Koishikawa Korakuen Garden is a well-seasoned piece of greenery. This nearly 370-year-old heirloom of vegetation is at the top of Tokyo’s historical hierarchy of parks and gardens. Were it wine it would be vintage; were it a soldier, it would be battle-scarred and covered with war decorations.
As noted by Gerard Taaffe in an article on Korakuen that recently ran on this paper’s Living page, the garden’s history is long. Korakuen was the infantile Edo’s virgin garden. Begun in 1629 at the request of Tokugawa Yorifusa, head of the Mito branch of the Tokugawa family tree, the garden’s architects borrowed liberally from around the nation and China to make Korakuen worthy of being the burgeoning new capital’s first garden.
The garden is especially indebted to the nation’s historical wellspring of culture: Kyoto. The bright orange Togetsu Bridge is an imitation of a bridge in Arashiyama. The Kiyomizu Kannon-do, a temple that stood at the garden’s highest point before being reduced to rubble during World War II, was inspired by Kyoto’s famous Kiyomizu Temple.
Korakuen was to become the model for many daimyo-built gardens. But unlike Kyoto gardens, Korakuen was built more for shogunate shindigs and strolling, and less for introspection.
This tradition is still observed by visitors, who walk circular courses on the garden’s grounds like clock hands. Some even dish out 150 yen to toss food to the rotund carp that lurk in the murk of Daisensui, the pond around which the rest of the garden orbits. Daisensui was originally created with water from the Kanda Josui — a defunct man-made waterway drawn from what is today Tokyo’s Inokashira Park.
And to dispel any doubts that samurai were a pack of teetotalers, the Kuhachiya, a thatched-roof gazebo-like structure used for relaxation and drinking on the North side of the pond, takes its name from an Edo-saying that one should fill up 90 percent on sake in the afternoon, but only 80 percent in the evening.

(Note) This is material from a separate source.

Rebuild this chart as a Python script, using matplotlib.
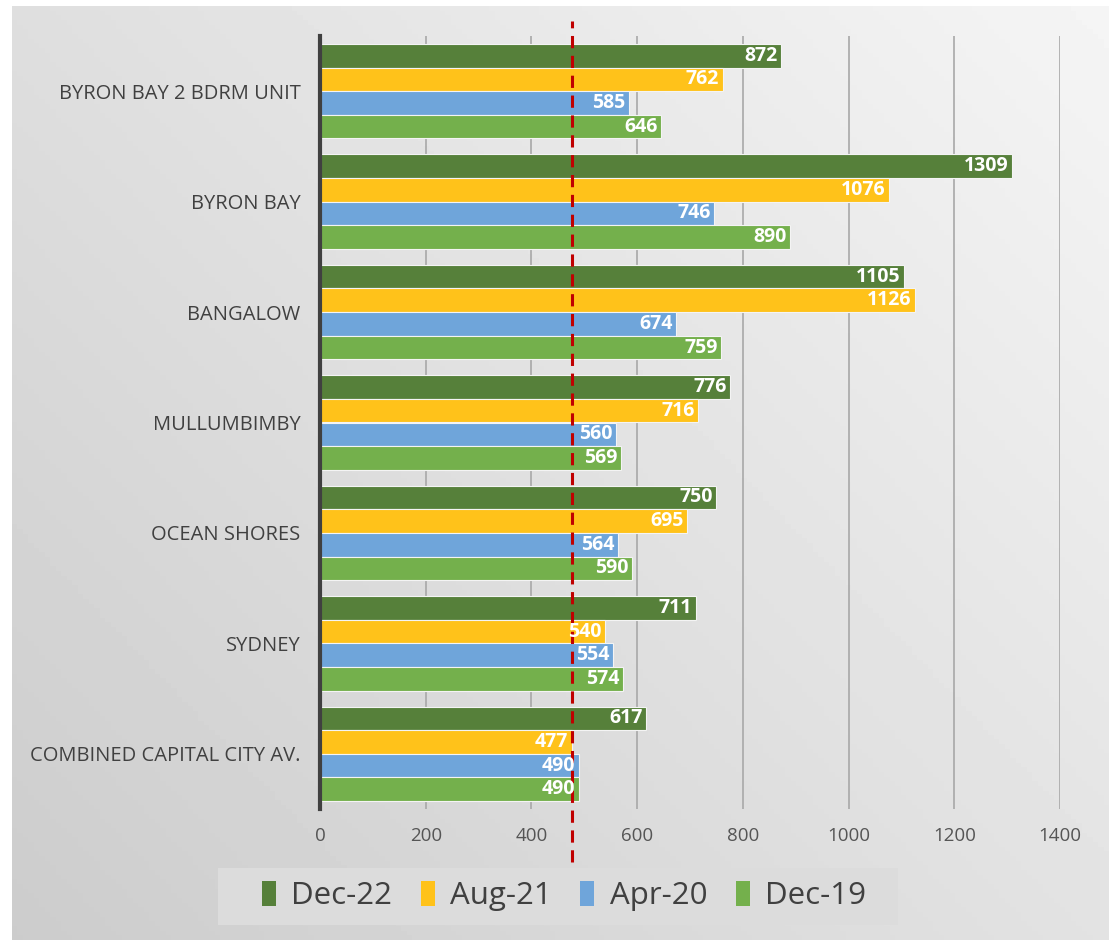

Slightly the worse for wear, this garden has taken its lumps — especially during the Great Kanto Earthquake in 1923 and Allied bombing during World War II. Though only one of the garden’s original structures, Tokujindo Temple, still stands, the garden’s basic layout has endured.
The garden also is a repository of Confucian moral teachings. Korakuen means “pleasure after” and comes from Confucian teachings that exhort rulers to meet the needs of the public before taking time out for themselves. It was a vestige of Zhu Shun Shui, the Ming Era refugee, scholar and adviser to the Mito Tokugawa family who helped design and supervise construction of the garden.
Local elementary school students will continue the tradition of “leisure last” on Monday at 10:00 a.m. They will seed the garden’s rice paddies, the only such fields in any of the nation’s gardens, in a tradition begun centuries ago by Mitsukuni Tokugawa — better known as Mito Komon — to instill respect among his family for the farmer’s toil.